The printer arrived, I built it over a weekend, and then I spent the following week producing a small museum of failure. Nobody warns you about this part properly. The marketing shows you a flawless Benchy gliding off the bed. The reality, for the first dozen attempts, is a tangled bird's nest of filament, or a print that peeled off the plate at layer three and got dragged round the bed like a sad little tumbleweed.
I'd bought a kit, an i3-style machine, partly because building it myself felt like the honest way in and partly because it was cheaper. The build went fine. The lies started when I hit print.
My very first attempt didn't adhere at all. The filament came out, curled up, and the nozzle just smeared it about with magnificent indifference. The second stuck for a bit and then let go. The third produced something that was, technically, a shape, if the shape you were after was "abstract". I changed a variable each time, like a good engineer, and got nowhere, because I was changing the wrong variables.

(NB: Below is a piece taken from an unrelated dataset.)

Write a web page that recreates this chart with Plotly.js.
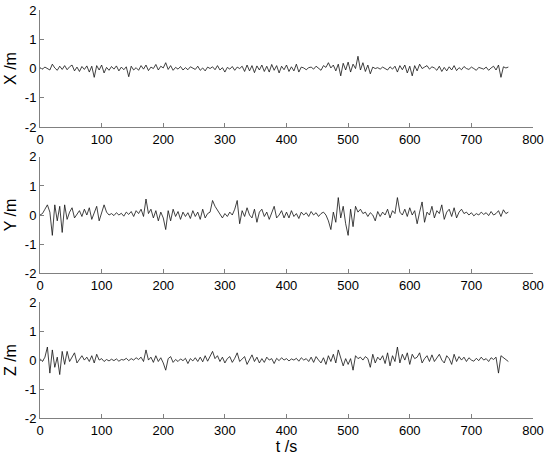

The thing I was fiddling with was temperature, and flow, and print speed, all the numbers in the slicer that feel like they ought to matter. The thing that actually mattered was the half millimetre of air between the nozzle and the bed, which I'd been treating as roughly correct because I'd "levelled it" once on day one with my eyes.
First-layer adhesion is almost entirely about that gap, and that gap is almost entirely about bed levelling, and bed levelling done by eyeball is not levelling, it's wishing. The trick everyone eventually learns is the paper. You drop the nozzle to its zero height, slide a sheet of ordinary printer paper underneath, and adjust each corner until you feel a slight drag on the paper but it still moves. Do all four corners, then go round again, because adjusting one corner tugs the others out. It feels absurdly low-tech for a machine with stepper motors and a heated bed. It's also the single thing that turned my failure museum into actual objects.
The other half was the surface itself. Bare glass on the heated bed wasn't holding PLA reliably, so I went round with a glue stick, a thin even layer, which sounds like a bodge and is in fact the recommended approach. Between a properly set first-layer gap and a bit of glue, my next print stuck like it had always meant to.
The first thing that came off clean was, of course, a Benchy, the little tugboat everyone prints to prove the machine works. Mine had a touch of stringing and the funnel was a bit rough, but it was a boat, it had a hull and a chimney and it stood up, and after a week of bird's nests I was unreasonably pleased with it. It's still on my desk.
What I'd tell the version of me from a week ago: don't touch the temperature, don't touch the speed, don't touch anything in the slicer. Level the bed properly with a sheet of paper, set the first-layer gap by feel, and only once the first layer goes down clean and flat should you allow yourself to fiddle with anything else. Nearly every early failure is the first layer, and nearly every first-layer problem is that gap. The clever numbers can wait. The boring half a millimetre comes first.